In Frank R. Heller’s exciting thriller The Secret Empress, the focus is international espionage that’s rooted in ancient Chinese history and modern drug trafficking.
Joe Wilder is a former world champion bodybuilder turned corporate mogul. He runs a massive health and fitness company in Los Angeles. Wilder is also a former CIA asset who quit government service after he failed to save a young bystander during a terror attack in Paris. Years later,
Wilder is brought back into the world of espionage thanks to Michael Fitzpatrick, the CIA’s man in Beijing, and a Guangzhou-based CEO, Wendy Shu Xian.

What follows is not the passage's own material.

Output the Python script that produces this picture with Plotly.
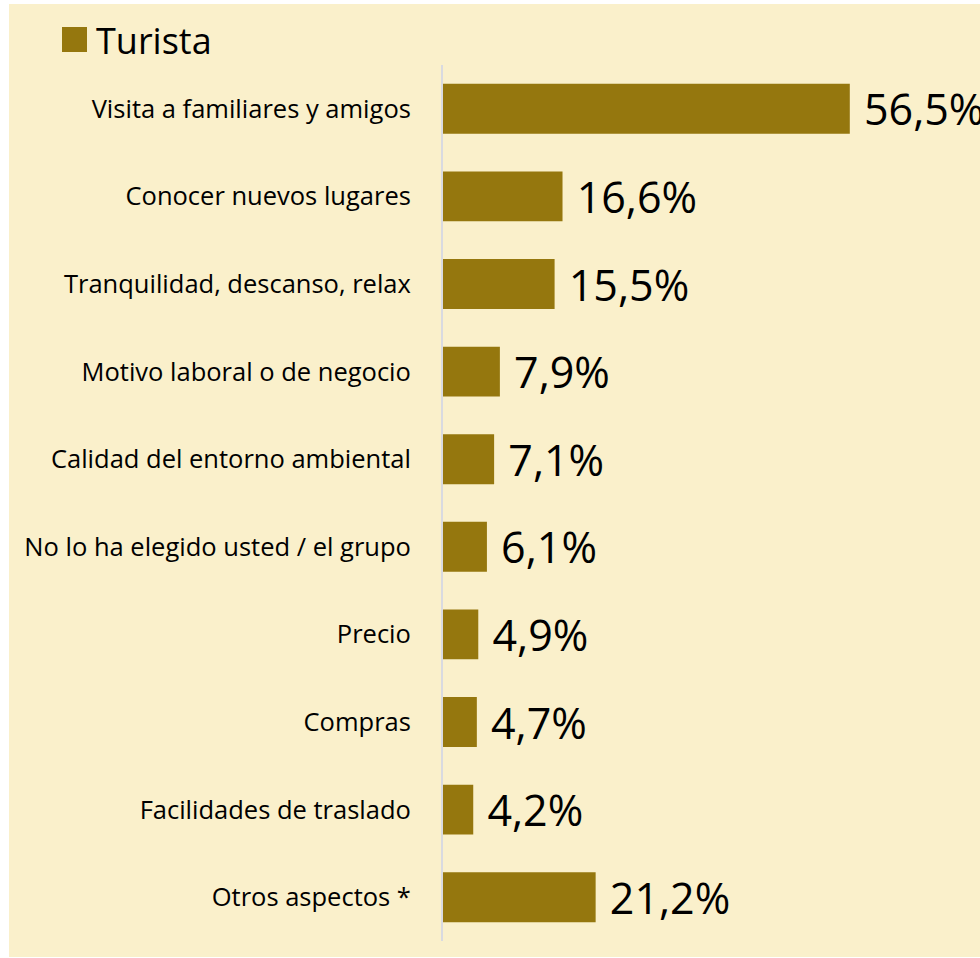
import plotly.graph_objects as go

categories = [
    "Visita a familiares y amigos",
    "Conocer nuevos lugares",
    "Tranquilidad, descanso, relax",
    "Motivo laboral o de negocio",
    "Calidad del entorno ambiental",
    "No lo ha elegido usted / el grupo",
    "Precio",
    "Compras",
    "Facilidades de traslado",
    "Otros aspectos *",
]
values = [56.5, 16.6, 15.5, 7.9, 7.1, 6.1, 4.9, 4.7, 4.2, 21.2]
series_name = "Turista"

W, H = 980, 958
ML, MR, MT = 443, 0, 65
MB = H - 941
PW, PH = W - ML - MR, H - MT - MB

BG = "#FAF0CB"
BAR = "#95770E"
FONT = "Open Sans"


def px_x(p):
    """page pixel x -> paper coordinate"""
    return (p - ML) / PW


def px_y(p):
    """page pixel y -> paper coordinate"""
    return (H - MB - p) / PH


fig = go.Figure()
fig.add_trace(go.Bar(
    y=categories,
    x=values,
    orientation="h",
    name=series_name,
    marker=dict(color=BAR, line=dict(width=0)),
    texttemplate=" %{x:.1f}%",
    textposition="outside",
    textfont=dict(size=43, color="#000000", family=FONT),
    constraintext="none",
    cliponaxis=False,
    showlegend=False,
))

fig.update_layout(
    width=W,
    height=H,
    margin=dict(l=ML, r=MR, t=MT, b=MB, pad=0),
    paper_bgcolor="#FFFFFF",
    plot_bgcolor="rgba(0,0,0,0)",
    separators=",.",
    bargap=0.43,
    font=dict(family=FONT, color="#000000"),
    xaxis=dict(range=[0, PW / 7.2], visible=False, fixedrange=True),
    yaxis=dict(
        autorange="reversed",
        showline=True,
        linecolor="#D9DAE0",
        linewidth=2,
        showgrid=False,
        zeroline=False,
        ticks="outside",
        ticklen=25,
        tickcolor="rgba(0,0,0,0)",
        tickfont=dict(size=25.5, family=FONT, color="#000000"),
        fixedrange=True,
    ),
    shapes=[
        dict(type="rect", xref="paper", yref="paper",
             x0=px_x(9), x1=px_x(980), y0=px_y(957), y1=px_y(4),
             fillcolor=BG, line=dict(width=0), layer="below"),
        dict(type="rect", xref="paper", yref="paper",
             x0=px_x(62), x1=px_x(87), y0=px_y(52), y1=px_y(27),
             fillcolor=BAR, line=dict(width=0)),
    ],
    annotations=[
        dict(text=series_name, xref="paper", yref="paper",
             x=px_x(94), y=px_y(40), xanchor="left", yanchor="middle",
             showarrow=False, font=dict(size=36, family=FONT, color="#000000")),
    ],
)

fig.write_html(
    "out.html",
    config={"displayModeBar": False},
    post_script="document.body.style.margin='0';document.body.style.overflow='hidden';",
)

Wendy, in addition to being a wealthy businesswoman, is the daughter of Puyi, the last Qing emperor of China. In her dying days, Wendy leaves Charley, her daughter and the last member of the Qing line, in Wilder’s care. It’s up to Wilder to keep Charley safe from the White Wolf tong, a small army of Chinese drug dealers obsessed with expanding their wealth and influence in Asia.
This political potboiler gets right down to its action, with a death in the opening pages and all of the main characters introduced with minimal fanfare thereafter. Deeds, not descriptions, drive its momentum, and there are a lot of such deeds.
Wilder and Charley are perfect foils for each other, and their relationship is both best buddy and odd couple in nature. Wilder is rugged but haunted; Charley is young and innocent, and does not comprehend her noble lineage or potential power. Fitzpatrick functions as a milquetoast bureaucrat who provides a few moments of levity, while other supporting characters, including Wilder’s ultra-organized secretary, play small but important roles in the story.
Standout villains in the White Wolf tong and the Bai Lang army are serious and efficient gangsters—a dark reflection of the legitimate businessman and American patriot Wilder. However, their motivations for capturing Charley are unclear, even though Wendy tells Wilder early on in the novel that they would love to kill to the last Qing royal. The White Wolf threaten Wilder and Charley’s escape at every turn, even if a happy ending is never in doubt.
The chapters are long, but they move with speed, and the book’s language is straightforward and clear. Historical errors (the first emperor of the Qing dynasty is misnamed, and the ethnic origins of the Qing are overlooked, for
example) and the glossing over of historical elements mar the work, though, compromising excitement around Charley’s claims to the Qing throne.
The Secret Empress is a fantastic thriller that’s traditional in style, featuring a square-jawed hero, ruthless villains, and a royal in distress.